I am officially Very Poorly.
After a couple of surgical procedures, I am gradually recovering from jaundice caused by a blocked bile duct, but that – it turns out – is the least of my problems.
I first thought something might be wrong when I developed a sore back in late January, but put this down to the fact I’d started writing at the beginning of the month and so was crouched over a keyboard all day. When it hadn’t gone away by mid February, I went to my GP, who spotted that I had jaundice. Blood tests, an ultrasound scan and then a CT scan revealed the full extent of the grisly truth by the start of March.

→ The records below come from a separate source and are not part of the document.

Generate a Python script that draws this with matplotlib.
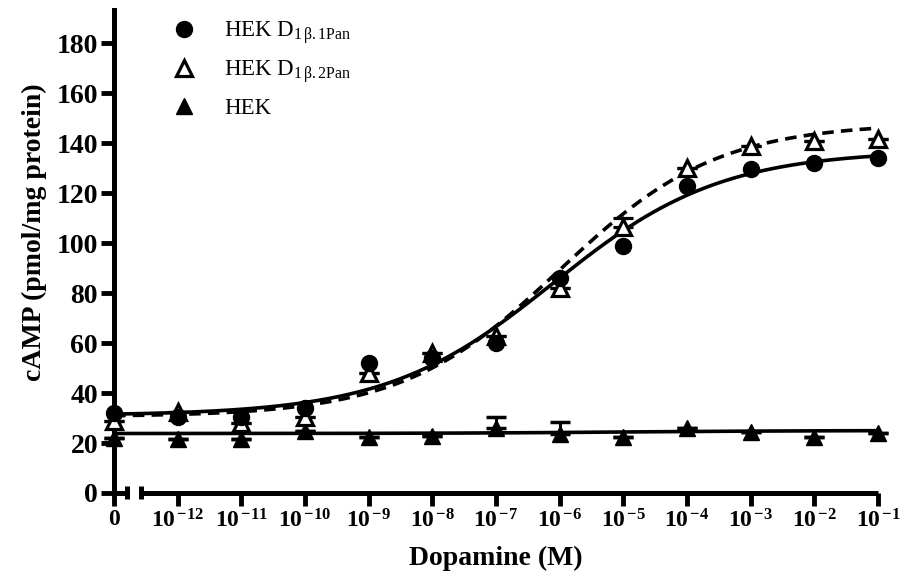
import numpy as np
import matplotlib
matplotlib.use("Agg")
import matplotlib.pyplot as plt
from matplotlib.lines import Line2D

plt.rcParams["font.family"] = ["Liberation Serif", "DejaVu Serif"]
plt.rcParams["mathtext.fontset"] = "custom"
plt.rcParams["mathtext.rm"] = "Liberation Serif"
plt.rcParams["mathtext.it"] = "Liberation Serif:italic"
plt.rcParams["mathtext.bf"] = "Liberation Serif:bold"

# log10 dopamine concentration; -13 stands for the "0" (no dopamine) point
log_dose = [-13, -12, -11, -10, -9, -8, -7, -6, -5, -4, -3, -2, -1]
dose_labels = ["0", "-12", "-11", "-10", "-9", "-8", "-7", "-6", "-5", "-4", "-3", "-2", "-1"]

camp_b1 = [32, 30.5, 30.5, 34, 52, 54, 60, 86, 99, 123, 129.5, 132, 134]
camp_b2 = [29, 32.5, 28, 30.5, 48, 56, 63, 82, 106.5, 130, 139, 141, 141.5]
camp_b2_err = [0, 0, 0, 0, 0, 0, 0, 0, 3.5, 0, 0, 0, 0]
camp_hek = [22, 21.5, 21.5, 25, 22.5, 23, 26, 23.5, 22.5, 26, 24.5, 22.5, 24]
camp_hek_err = [0, 0, 0, 0, 0, 0, 4.5, 5, 0, 0, 0, 0, 0]

# fitted sigmoidal dose-response curves: bottom, top, logEC50, hill slope
fit_b1 = (31, 137, -6.1, 0.33)
fit_b2 = (30.5, 148, -6.0, 0.35)
fit_hek = (23.8, 25.0, -5.0, 0.30)


def sigmoid(x, p):
    bottom, top, logec50, hill = p
    return bottom + (top - bottom) / (1 + 10 ** ((logec50 - x) * hill))


fig = plt.figure(figsize=(9.05, 5.76), dpi=100)
ax = fig.add_axes([0.1260, 0.1441, 0.8442, 0.8385])

xs = np.linspace(-13, -1, 300)
ax.plot(xs, sigmoid(xs, fit_b2), color="black", lw=2.6, dashes=(3.2, 2.0), zorder=2)
ax.plot(xs, sigmoid(xs, fit_b1), color="black", lw=2.6, zorder=2)
ax.plot(xs, sigmoid(xs, fit_hek), color="black", lw=2.6, zorder=2)

ax.errorbar(log_dose, camp_hek, yerr=[[0] * len(camp_hek_err), camp_hek_err],
            fmt="^", ms=12, color="black", ecolor="black", elinewidth=2.2,
            capsize=7, capthick=2.5, clip_on=False, zorder=3)
ax.errorbar(log_dose, camp_b2, yerr=[[0] * len(camp_b2_err), camp_b2_err],
            fmt="^", ms=12, mfc="white", mec="black", mew=2.3, color="black",
            ecolor="black", elinewidth=2.2, capsize=7, capthick=2.5,
            clip_on=False, zorder=4)
ax.plot(log_dose, camp_b1, "o", ms=11.5, color="black", clip_on=False, zorder=5)

ax.set_xlim(-13, -1)
ax.set_ylim(0, 193.2)

for side in ["top", "right", "bottom"]:
    ax.spines[side].set_visible(False)
ax.spines["left"].set_linewidth(3.6)

# broken x axis drawn by hand
axis_kw = dict(color="black", lw=3.6, clip_on=False, solid_capstyle="butt")
ax.plot([-13, -12.8], [0, 0], **axis_kw)
ax.plot([-12.58, -1], [0, 0], **axis_kw)
for xc in (-12.8, -12.58):
    ax.plot([xc, xc], [-2.6, 2.6], **axis_kw)

ax.set_yticks(range(0, 181, 20))
ax.set_xticks(log_dose)
ax.set_xticklabels([dose_labels[0]] + [r"$\mathbf{10^{\,{%s}}}$" % s for s in dose_labels[1:]])
ax.tick_params(axis="both", direction="out", length=9.5, width=3.5, pad=2)
ax.tick_params(axis="y", labelsize=20)
ax.tick_params(axis="x", labelsize=17)
for lab in ax.get_yticklabels() + ax.get_xticklabels():
    lab.set_fontweight("bold")

ax.set_ylabel("cAMP (pmol/mg protein)", fontsize=20, fontweight="bold")
ax.yaxis.set_label_coords(-0.088, 0.54)
ax.set_xlabel("Dopamine (M)", fontsize=20, fontweight="bold", labelpad=10)

handles = [
    Line2D([], [], ls="none", marker="o", ms=11.5, color="black"),
    Line2D([], [], ls="none", marker="^", ms=12, mfc="white", mec="black", mew=2.3),
    Line2D([], [], ls="none", marker="^", ms=12, color="black"),
]
labels = [
    r"HEK D$_{\mathrm{1\,β.1Pan}}$",
    r"HEK D$_{\mathrm{1\,β.2Pan}}$",
    "HEK",
]
ax.legend(handles, labels, loc="upper left", bbox_to_anchor=(0.069, 0.981),
          frameon=False, fontsize=16.5, handlelength=1.5, handletextpad=1.0,
          labelspacing=0.55, borderpad=0, borderaxespad=0)

fig.savefig("out.png", dpi=100)
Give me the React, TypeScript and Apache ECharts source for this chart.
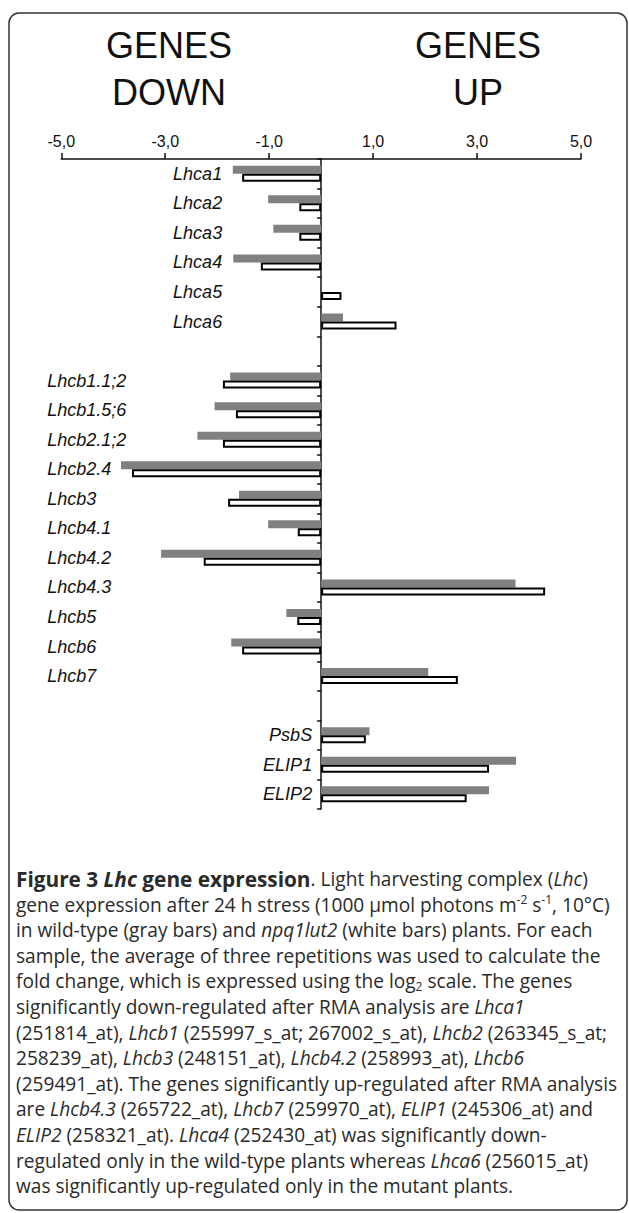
import React, { useEffect, useRef } from "react";
import * as echarts from "echarts";

const categories = [
  "Lhca1", "Lhca2", "Lhca3", "Lhca4", "Lhca5", "Lhca6", " ",
  "Lhcb1.1;2", "Lhcb1.5;6", "Lhcb2.1;2", "Lhcb2.4", "Lhcb3", "Lhcb4.1", "Lhcb4.2",
  "Lhcb4.3", "Lhcb5", "Lhcb6", "Lhcb7", "  ", "PsbS", "ELIP1", "ELIP2",
];
const wildType = [
  -1.7, -1.02, -0.92, -1.69, 0, 0.42, null,
  -1.75, -2.05, -2.38, -3.85, -1.58, -1.02, -3.08, 3.74, -0.67, -1.73, 2.06, null,
  0.93, 3.75, 3.23,
];
const mutant = [
  -1.52, -0.42, -0.42, -1.16, 0.39, 1.45, null,
  -1.89, -1.64, -1.89, -3.64, -1.79, -0.45, -2.26, 4.31, -0.46, -1.52, 2.63, null,
  0.86, 3.23, 2.8,
];
const xMin = -5;
const xMax = 5;
const xStep = 2;
const headers = ["GENES\nDOWN", "GENES\nUP"];
const captionLines = [
  "{b|Figure 3 }{bi|Lhc}{b| gene expression}{n|. Light harvesting complex (}{i|Lhc}{n|)}",
  "{n|gene expression after 24 h stress (1000 µmol photons m}{sup|-2}{n| s}{sup|-1}{n|, 10°C)}",
  "{n|in wild-type (gray bars) and }{i|npq1lut2}{n| (white bars) plants. For each}",
  "{n|sample, the average of three repetitions was used to calculate the}",
  "{n|fold change, which is expressed using the log}{sub|2}{n| scale. The genes}",
  "{n|significantly down-regulated after RMA analysis are }{i|Lhca1}",
  "{n|(251814_at), }{i|Lhcb1}{n| (255997_s_at; 267002_s_at), }{i|Lhcb2}{n| (263345_s_at;}",
  "{n|258239_at), }{i|Lhcb3}{n| (248151_at), }{i|Lhcb4.2}{n| (258993_at), }{i|Lhcb6}",
  "{n|(259491_at). The genes significantly up-regulated after RMA analysis}",
  "{n|are }{i|Lhcb4.3}{n| (265722_at), }{i|Lhcb7}{n| (259970_at), }{i|ELIP1}{n| (245306_at) and}",
  "{i|ELIP2}{n| (258321_at). }{i|Lhca4}{n| (252430_at) was significantly down-}",
  "{n|regulated only in the wild-type plants whereas }{i|Lhca6}{n| (256015_at)}",
  "{n|was significantly up-regulated only in the mutant plants.}",
];

const W = 629;
const H = 1213;
const AX = "Liberation Sans, Arial, sans-serif";
const CAP = "Open Sans, Noto Sans, sans-serif";
const GRID_LEFT = 61.3;
const GRID_RIGHT_X = 581;

export default function App() {
  const ref = useRef<HTMLDivElement>(null);
  useEffect(() => {
    if (!ref.current) return;
    const chart = echarts.init(ref.current, undefined, { renderer: "svg" });
    const capBase = { fontFamily: CAP, fontSize: 19.1, fill: "#2a2a2a", lineHeight: 24 };
    const rich = {
      n: { ...capBase },
      i: { ...capBase, fontStyle: "italic" },
      b: { ...capBase, fontWeight: "bold", fontSize: 20.8 },
      bi: { ...capBase, fontWeight: "bold", fontStyle: "italic", fontSize: 20.8 },
      sup: { ...capBase, fontSize: 12, lineHeight: 12, padding: [0, 0, 10, 0] },
      sub: { ...capBase, fontSize: 12, lineHeight: 12, padding: [10, 0, 0, 0] },
    };
    const graphics: any[] = [
      {
        type: "rect",
        shape: { x: 9, y: 13, width: 618, height: 1197, r: 10 },
        style: { fill: "none", stroke: "#333", lineWidth: 1.5 },
        silent: true,
      },
      {
        type: "text",
        x: 169,
        y: 69,
        style: {
          text: headers[0], fontFamily: AX, fontSize: 36, lineHeight: 47,
          fill: "#111", align: "center", verticalAlign: "middle",
        },
      },
      {
        type: "text",
        x: 478,
        y: 69,
        style: {
          text: headers[1], fontFamily: AX, fontSize: 36, lineHeight: 47,
          fill: "#111", align: "center", verticalAlign: "middle",
        },
      },
    ];
    captionLines.forEach((line, k) => {
      graphics.push({
        type: "text",
        x: 16,
        y: 879 + k * 25.6,
        style: { text: line, rich, align: "left", verticalAlign: "middle", ...capBase },
      });
    });

    // put the category axis on the zero line of the value axis
    const gridWidth = GRID_RIGHT_X - GRID_LEFT;
    const zeroOffset = ((0 - xMin) / (xMax - xMin)) * gridWidth;

    chart.setOption({
      animation: false,
      backgroundColor: "#fff",
      grid: {
        left: GRID_LEFT, right: W - GRID_RIGHT_X, top: 159, height: 650,
        containLabel: false, outerBoundsMode: "none",
      },
      xAxis: {
        type: "value",
        position: "top",
        min: xMin,
        max: xMax,
        interval: xStep,
        axisLine: { show: true, lineStyle: { color: "#111", width: 1.5 } },
        axisTick: { show: true, length: 6, lineStyle: { color: "#111", width: 1.5 } },
        splitLine: { show: false },
        axisLabel: {
          margin: 10,
          fontFamily: AX,
          fontSize: 16,
          color: "#111",
          formatter: (v: number) => v.toFixed(1).replace(".", ","),
        },
      },
      yAxis: {
        type: "category",
        inverse: true,
        data: categories,
        position: "left",
        offset: -zeroOffset,
        axisLine: { show: true, onZero: false, lineStyle: { color: "#111", width: 1.5 } },
        axisTick: { show: true, length: 4, lineStyle: { color: "#111", width: 1.5 } },
        axisLabel: {
          margin: 9,
          fontFamily: AX,
          fontSize: 18,
          fontStyle: "italic",
          color: "#111",
          formatter: (v: string, idx: number) => {
            if (!v.trim()) return "";
            if (idx < 6) return `{a|${v}}`;
            if (idx >= 19) return `{c|${v}}`;
            return `{b|${v}}`;
          },
          rich: {
            a: { fontFamily: AX, fontSize: 18, fontStyle: "italic", color: "#111", padding: [0, 90, 0, 0] },
            b: { fontFamily: AX, fontSize: 18, fontStyle: "italic", color: "#111", width: 265, align: "left" },
            c: { fontFamily: AX, fontSize: 18, fontStyle: "italic", color: "#111" },
          },
        },
      },
      series: [
        {
          name: "wild-type",
          type: "bar",
          data: wildType,
          barWidth: 8,
          barGap: "0%",
          itemStyle: { color: "#808080" },
        },
        {
          name: "npq1lut2",
          type: "bar",
          data: mutant,
          barWidth: 8,
          barGap: "0%",
          itemStyle: { color: "#fff", borderColor: "#000", borderWidth: 2 },
        },
      ],
      graphic: graphics,
    });
    return () => chart.dispose();
  }, []);
  return (
    <div
      ref={ref}
      style={{ position: "fixed", left: 0, top: 0, width: W, height: H, background: "#fff" }}
    />
  );
}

I have cancer. It started in my gall bladder, has infected both lobes of my liver and probably also my pancreas and some lymph nodes, plus one tumour is massed around a group of major blood vessels in the same volume, effectively ruling out any chance of surgery to remove the tumours either in the short or long term. The bottom line, now, I’m afraid, is that as a late stage gall bladder cancer patient, I’m expected to live for ‘several months’ and it’s extremely unlikely I’ll live beyond a year. So it looks like my latest novel, The Quarry, will be my last.
Banks, 59, rose to prominence with the publication of his first, controversial novel, The Wasp Factory, in 1984. In 1987 he began publishing science fiction under the cunningly impenetrable moniker 'Iain M. Banks' (M stands for Menzies), and has, for most of his career, alternated SF and non-SF work (although several of his non-SF works have strong genre elements). In SF he is best-known for his nine Culture novels, a sequence of stand-alone novels set in an AI-run, utopian interstellar society often forced to resort to shady activities to keep it safe. Banks has twice won the BSFA Award and has been nominated for the Locus and Hugo Awards. His novel The Crow Road has been adapted as a BBC mini-series, whilst Complicity has been made into a film.
Banks has approached the news with his traditional gallows humour and put the best spin possible on it, but by any standards this is devastating news. Definitely one of the British lit scene's most interesting authors (in any genre).